Weekends are all about recreation that involves mostly heading out with your crew, getting a drink and entertaining yourselves with some good music. But more often than not, it’s the people-watching that really tips the scale in favour of going out versus staying in. Here are a few examples of men you’d find at a bar.
This guy has recently been dumped and all he can talk about is how bad his ex-girlfriend was and how heart-broken he is.
He’s the kind that shows-off at every opportunity he gets. His car, the expensive alcohol, or the brands he wears.
Me: What time is it?
Him: It’s Rolex.
He’s the one who doesn’t say much. You’ll have to do all the talking. You’re lucky there’s music, else, there would be crickets croaking in the background.
He was drunk before he got to the bar. You can’t possible talk to a guy who is slurring and has alcohol breath, can you?
His cleavage is bigger than yours. Damn right, it’s bigger than yours. He’s got the oily hairless chest you could fry an egg on.
He’s the one with the sleazy innuendos and obnoxious pick-up lines. Steer clear of this one. He’s got just one agenda.
He’ll just randomly break out in to a dance and might even hit you in the nose if you’re not careful.

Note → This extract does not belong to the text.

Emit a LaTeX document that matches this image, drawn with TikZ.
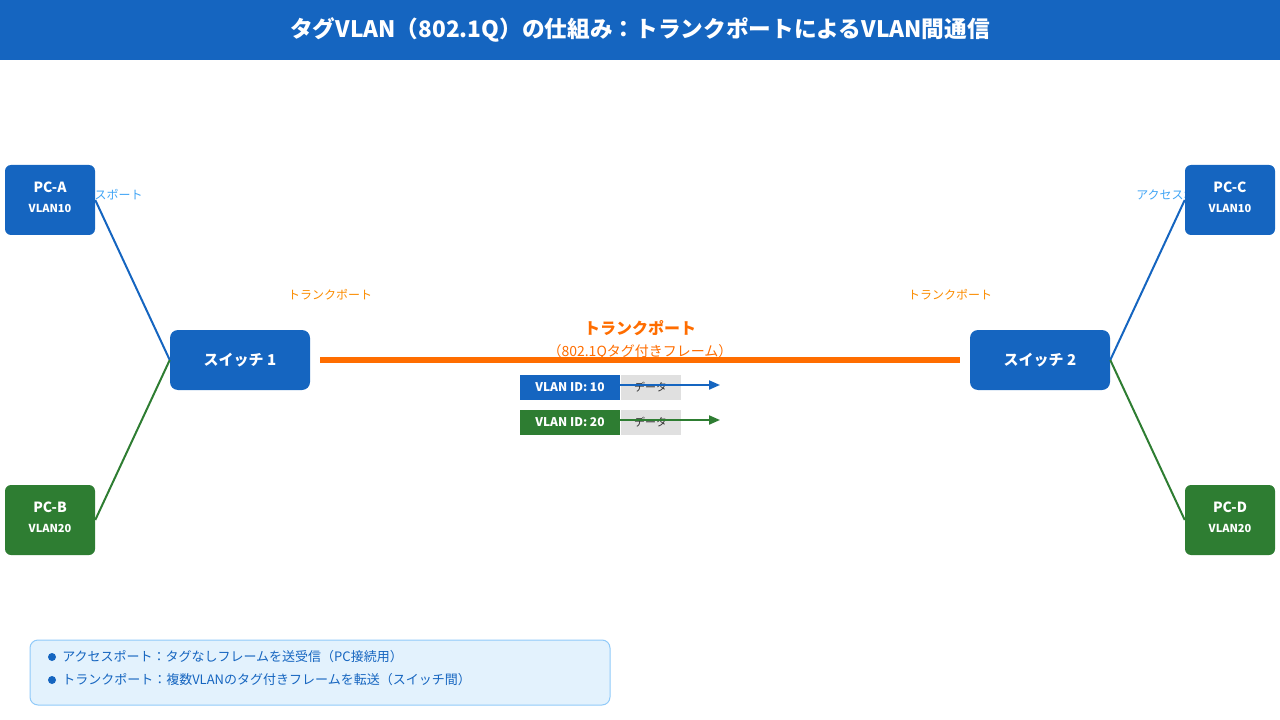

He’s the one who doesn’t drink, smoke, dance or live. We wonder what he’s doing at a bar, really. But he’s here. And he’ll make you feel really bad about that gin and tonic you’ve been sipping on. ‘Mamma would never approve‘, is something he’d say.
There’s always that one guy who sports sunglasses in the middle of the night on the dance floor. The country wants to know: WHY?!
The one who claims to know everything. From the weather, to what tomorrow’s newspaper headline would be. He’s mostly the talker and barely wants to know your views and probably doesn’t even know what you sound like.